It doesn’t really matter what you plant inside, container gardening really is all about the container!
Here we’re going to focus on, well, the container. Whether you use terra cotta, wood, granite or even some rather unconventional materials, the receptacle in which you bed your plants will define your container garden and distinguish the spot you place it in.
Terra cotta may be the most widely used type of garden container, and for good reason. It’s of the earth, and as such, harmonizes perfectly with nature. Terra cotta on brick is quite subtle and maintains an earthy flow throughout an outdoor room. Terra cotta placed on soil, mulch or grass provides just a bit of an accent and appears to belong in its setting. Wood containers such as buckets, barrels and troughs offer up a more rustic or countrified look and feel. Stone containers speak of age, elegance and often grandeur, depending upon their size. For a contemporary look, try cement or metal containers; look for those with straight lines.

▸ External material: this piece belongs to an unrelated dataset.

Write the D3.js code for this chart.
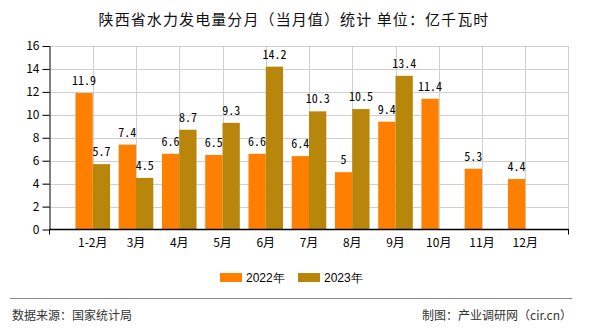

Nowadays, even home improvement stores carry some spectacular containers, often made of lightweight synthetic materials that so closely resemble stone and cement that you sometimes have to touch them to figure it out. Or look at the price tag. For Mother’s Day last year, my husband bought me a huge container in which I featured my largest dracaena. It looked just like stone, but if it actually had been, it would certainly have been out of our Mother’s Day Gift price range.
You can find containers just about anywhere. And you don’t have to be conventional about finding them, either. Some of the most striking container gardens are planted in vessels that were never intended for that purpose. Got an old tool box hanging around? Metal or wood, it doesn’t matter; you can plant something in it. How about a watering can, a wicker basket, a watering trough or a piece of chipped china or pottery that you’ll no longer use in your home? This mindset fits very nicely into the going green theme that we’re so conscious of lately. Re-invent, re-use, think outside of the box. How about a fishbowl or small aquarium, a conch shell (nice for a beach house), a colander, a pail or bucket, a mailbox, a birdbath, an old wooden box or chest? Don’t forget wagons, wheelbarrows, and garden carts. Even a mailbox can be transformed into a container garden. I’ve seen container gardens planted in shoes, for goodness sake!
If you haven’t got any inspiring material in which to plant your container garden lying around (hard to imagine, but just in case), you can usually find some very inexpensive end-of season containers, things you might not have been able to afford in the spring. And if you’re a yard sale aficionado, you’d be surprised at what kind of containers you can find (whether they were meant for that purpose or not) for mere pennies.
One last thought. You really have very few limitations when deciding what kind of nature to include in your container garden. You do want to be sure that all the plants in one container require the same type of soil, sun exposure and drainage. Other than that, there are a few general guidelines you might like to keep in mind.
If your container is shallow, avoid using materials that are too tall. If your container is tall, try to include some plants that are also tall, about the height of the container. In any but the shallowest containers, try to incorporate three levels of plant matter: something tall, some that are medium height and/or short and finally, something that will cascade over the rim of the container.
That’s it. Find a container, pick a few plants and get out your potting soil. When you’ve put it all together, give it a drink. You’ll have a container garden in practically no time at all.